Apple's $4.6 trillion market cap couldn't shield it from a global semiconductor shortage that's forced the company into an awkward position: seeking low-tech chips from Changxin Memory Technologies, a Chinese manufacturer blacklisted by the Pentagon over alleged military ties. Tim Cook personally appealed to White House officials to secure the arrangement, according to Bloomberg.
The move exposes a strategic vulnerability that years of policy focus on advanced chips left unaddressed. CXMT on Tuesday moved to double its Shanghai IPO fundraising target to $8.6 billion, capitalizing on surging demand for the data-storage semiconductors Western manufacturers neglected.
The Underinvestment Problem
Western policymakers spent years prioritizing cutting-edge processors from companies like Nvidia and high-bandwidth memory from Samsung Electronics, treating them as critical AI assets. Lower expected returns from building factories for mature chips turned off investors. That calculation is now extracting a price.
The pressure hits hardest in dynamic random access memory, or DRAM, where surging costs and shortages are squeezing consumer electronics firms and automakers alike. Chinese handset maker Xiaomi faces the same constraints as Apple. The supply crunch forced Apple to raise iPad and MacBook prices, and the company is now in talks with CXMT to secure supplies for devices sold in the People's Republic, the Financial Times reported this month, citing sources.

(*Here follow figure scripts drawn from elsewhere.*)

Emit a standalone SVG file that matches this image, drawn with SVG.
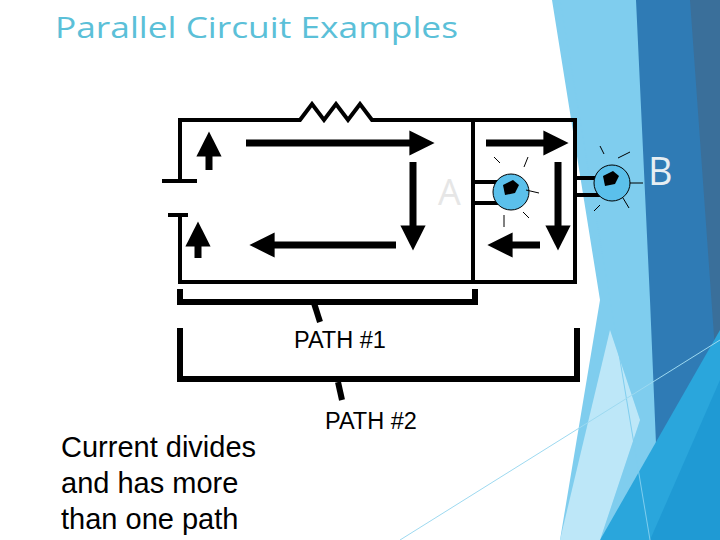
<svg xmlns="http://www.w3.org/2000/svg" width="720" height="540" viewBox="0 0 720 540">
<style>
.w{stroke:#000;stroke-width:4;fill:none}
.b{stroke:#000;stroke-width:6;fill:none}
.a{stroke:#000;stroke-width:7;fill:none}
.r{stroke:#000;stroke-width:1}
.t{font-family:"Liberation Sans",Arial,sans-serif;fill:#000}
</style>
<defs>
<marker id="h" viewBox="0 0 10 10" refX="5" refY="5" markerWidth="3.6" markerHeight="3.6" orient="auto" markerUnits="strokeWidth"><path d="M0,0L10,5L0,10z" fill="#000"/></marker>
</defs>
<rect width="720" height="540" fill="#fff"/>
<g id="background">
<polygon points="552,0 720,0 720,540 560,540 600,300" fill="#7fcdee"/>
<polygon points="636,0 720,0 720,540 660,540 650,300" fill="#2f7bb5"/>
<polygon points="690,0 720,0 720,420" fill="#3a6f9a"/>
<polygon points="720,330 720,540 600,540" fill="#2aa6dc"/>
<polygon points="720,380 720,540 650,540" fill="#1f9ad4"/>
<polygon points="610,330 640,420 600,540 560,540" fill="#cdeefa" opacity="0.8"/>
<line x1="560" y1="0" x2="650" y2="540" stroke="#7fcdee" stroke-width="1"/>
<line x1="400" y1="540" x2="720" y2="340" stroke="#9dd9f0" stroke-width="1"/>
</g>
<text x="55" y="38" font-family="'Open Sans',sans-serif" font-size="30" fill="#5bc0d8" textLength="403" lengthAdjust="spacingAndGlyphs">Parallel Circuit Examples</text>
<g id="connectors">
<path class="w" d="M180,181V120H300l12,-16l12,16l12,-16l12,16l12,-16l12,16H575V282H180V215"/>
<path class="w" d="M473,120V282"/>
<line class="w" x1="162" y1="181" x2="197" y2="181"/>
<line class="w" x1="168" y1="215" x2="188" y2="215"/>
<path class="w" d="M473,182H500M473,203H500"/>
<path class="w" d="M575,178H600M575,195H600"/>
<line class="a" x1="209" y1="170" x2="209" y2="144" marker-end="url(#h)"/>
<line class="a" x1="198" y1="258" x2="198" y2="234" marker-end="url(#h)"/>
<line class="a" x1="246" y1="143" x2="422" y2="143" marker-end="url(#h)"/>
<line class="a" x1="413" y1="162" x2="413" y2="238" marker-end="url(#h)"/>
<line class="a" x1="396" y1="245" x2="262" y2="245" marker-end="url(#h)"/>
<line class="a" x1="486" y1="143" x2="556" y2="143" marker-end="url(#h)"/>
<line class="a" x1="558" y1="162" x2="558" y2="238" marker-end="url(#h)"/>
<line class="a" x1="540" y1="245" x2="500" y2="245" marker-end="url(#h)"/>
<path class="b" d="M180,289V302H475V289"/>
<path class="b" d="M314,303L320,322"/>
<path class="b" d="M180,328V379H577V328"/>
<path class="b" d="M338,382L342,400"/>
</g>
<g id="bulbA">
<circle cx="511" cy="192" r="18" fill="#5bc0eb" stroke="#000"/>
<path d="M503,185l10,-5l6,5l-4,8l-10,2z" fill="#000"/>
<path class="r" d="M494,157l6,6M528,157l-4,10M526,190l13,3M523,212l6,6M504,215v12"/>
<text x="438" y="205" font-family="'Open Sans',sans-serif" font-size="36" fill="#e6e6e6">A</text>
</g>
<g id="bulbB">
<circle cx="612" cy="183" r="18" fill="#5bc0eb" stroke="#000"/>
<path d="M603,176l10,-5l6,5l-4,8l-10,2z" fill="#000"/>
<path class="r" d="M600,146l4,8M618,158l12,-6M630,183h13M623,198l6,10M600,205l-6,6"/>
<text x="648" y="185" font-family="'Open Sans',sans-serif" font-size="38" fill="#e6eef2">B</text>
</g>
<text class="t" x="294" y="348" font-size="23.5">PATH #1</text>
<text class="t" x="325" y="429" font-size="23.5">PATH #2</text>
<text class="t" font-size="29"><tspan x="61" y="457">Current divides</tspan><tspan x="61" y="493">and has more</tspan><tspan x="61" y="529">than one path</tspan></text>
</svg>
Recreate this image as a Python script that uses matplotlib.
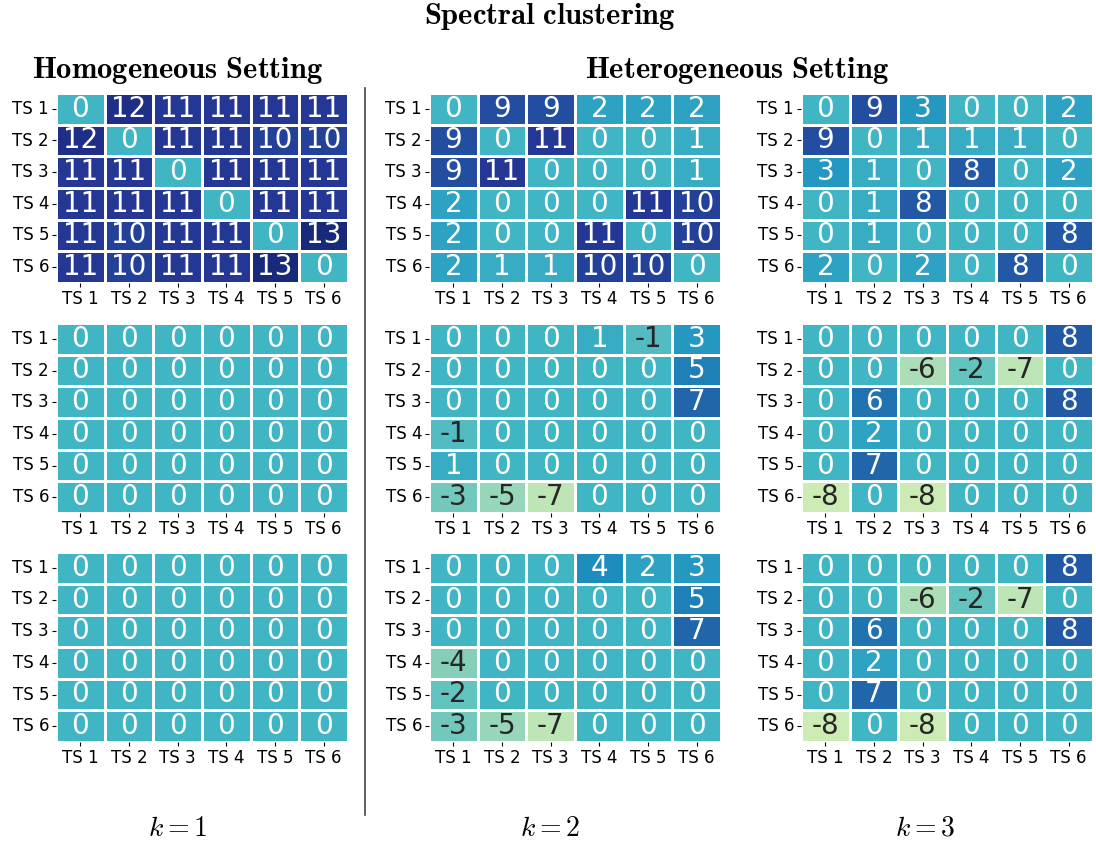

China's Market Position Strengthens
CXMT lags its rivals technologically by as much as three years. But it's emerging as a strong global alternative to Samsung, SK Hynix and Micron Technology. The Chinese group is well-positioned to increase its DRAM market share from the current 8%, according to data from research outfit Counterpoint.
The pattern extends beyond memory chips. Chinese contract chipmakers led by the $122 billion Semiconductor Manufacturing International are forecast to capture a bigger slice of the market for low-end chips, where they face little or no U.S. restrictions or export controls. Modern economies depend on such chips, and China has already demonstrated its willingness to leverage control over key industry inputs like rare earths.
National Security Meets Market Reality
The Pentagon's blacklisting of CXMT over alleged ties to the Chinese military created the dilemma Cook faced. His personal intervention with White House officials underscores how market forces and national security concerns don't always align neatly. Apple needs chips. CXMT can supply them. The geopolitical complications are secondary to keeping production lines running.
Washington, Seoul and other governments may have little choice but to invest in bulking up secure supply chains for the semiconductor sector's least glamorous corner. The alternative is watching market share flow to Chinese manufacturers who face fewer restrictions and benefit from state backing.
Why This Matters:
This episode reveals the cost of strategic myopia. Policymakers bet heavily on advanced semiconductors while neglecting the unglamorous chips that keep consumer electronics and vehicles running. That underinvestment created an opening China exploited with state-backed manufacturers like CXMT. Now even Apple, with resources exceeding most nations' GDP, must navigate Pentagon blacklists to secure basic components. The episode demonstrates how market realities can override security concerns when supply chains fail. It also shows China's growing leverage over inputs modern economies can't function without. Western governments face an expensive choice: invest billions in secure but low-margin chip production, or accept deepening dependence on Chinese suppliers who operate beyond their regulatory reach. The semiconductor sector's least prestigious corner may determine who controls critical supply chains for the next decade.